5. Use Step-by-Step Instructions
Breaking a task into steps helps the model think in an organized way.
Example
-
Read the user request.
-
Extract relevant details.
-
Validate the details.
-
Ask follow-up questions if needed.
-
Provide the final action or answer.
This method reduces errors and produces consistent results.
6. Tell the Agent What Not To Do
Negative instructions are important.
They help reduce hallucinations and protect data usage.
Examples
- Do not create records without confirmation.
- Do not include personal or sensitive data unless explicitly provided.
- Do not make assumptions.
This aligns with Salesforce’s AI Trust Layer principles.

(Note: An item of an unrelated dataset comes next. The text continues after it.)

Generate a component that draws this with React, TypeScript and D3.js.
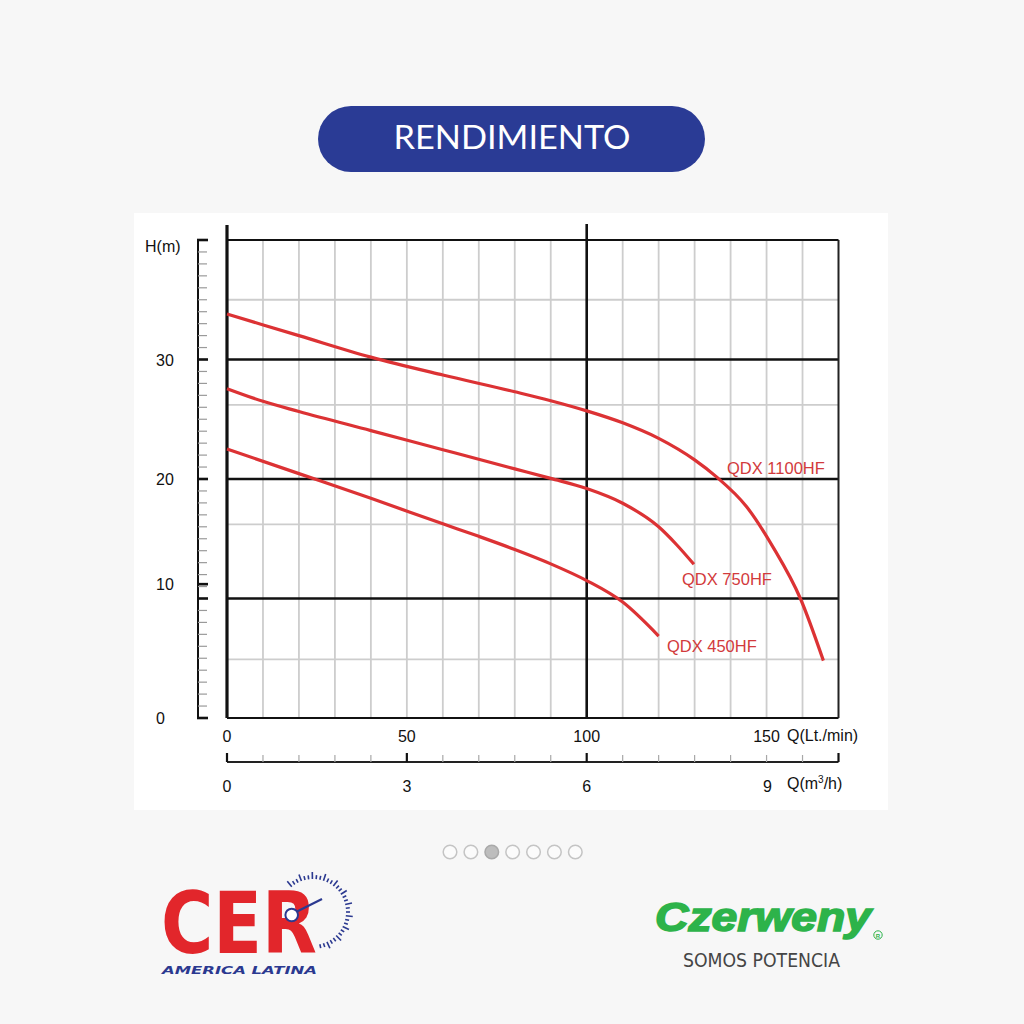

7. Keep Prompts Short and Focused
Long prompts are harder to maintain and slow down performance.
Use simple language and break large tasks into smaller prompts or sub-prompts.
A good prompt is:
- Short
- Specific
- Easy to read
- Easy to update
8. Use Slot-Based Prompts for Structured Inputs
When you expect specific fields, clearly list them.
Example
'Provide the result in this format:
- Name:
- Email:
- Issue:
- Priority:'
This prevents the agent from generating unwanted content.
9. Test Prompts Across Different Scenarios
Do not rely on single-case testing.
Test for:
- Missing information
- Wrong information
- Long messages
- Short messages
- Edge cases
- Multi-step interactions
Testing helps you refine and improve prompts before deployment.
10. Keep Improving Your Prompt Over Time
Prompt engineering is iterative.
Review agent logs to check:
- Incorrect answers
- Repeated questions
- Confusing outputs
- Missing context
Update your prompts based on real user interactions.
Bonus: Salesforce-Specific Best Practices
1. Use the Salesforce Trust Layer by Design
Prompts should always assume that safety, grounding, and policy checks are happening by default.
Write prompts that encourage grounded answers based on approved data.
2. Reference Salesforce Objects and Fields Clearly
Instead of saying:
'Get customer details'
Say:
'Fetch the Contact record using the email provided by the user.'
3. Plan for Multi-Turn Conversations
Agentforce agents often handle multi-step tasks.
Write prompts that allow the agent to ask intelligent follow-up questions.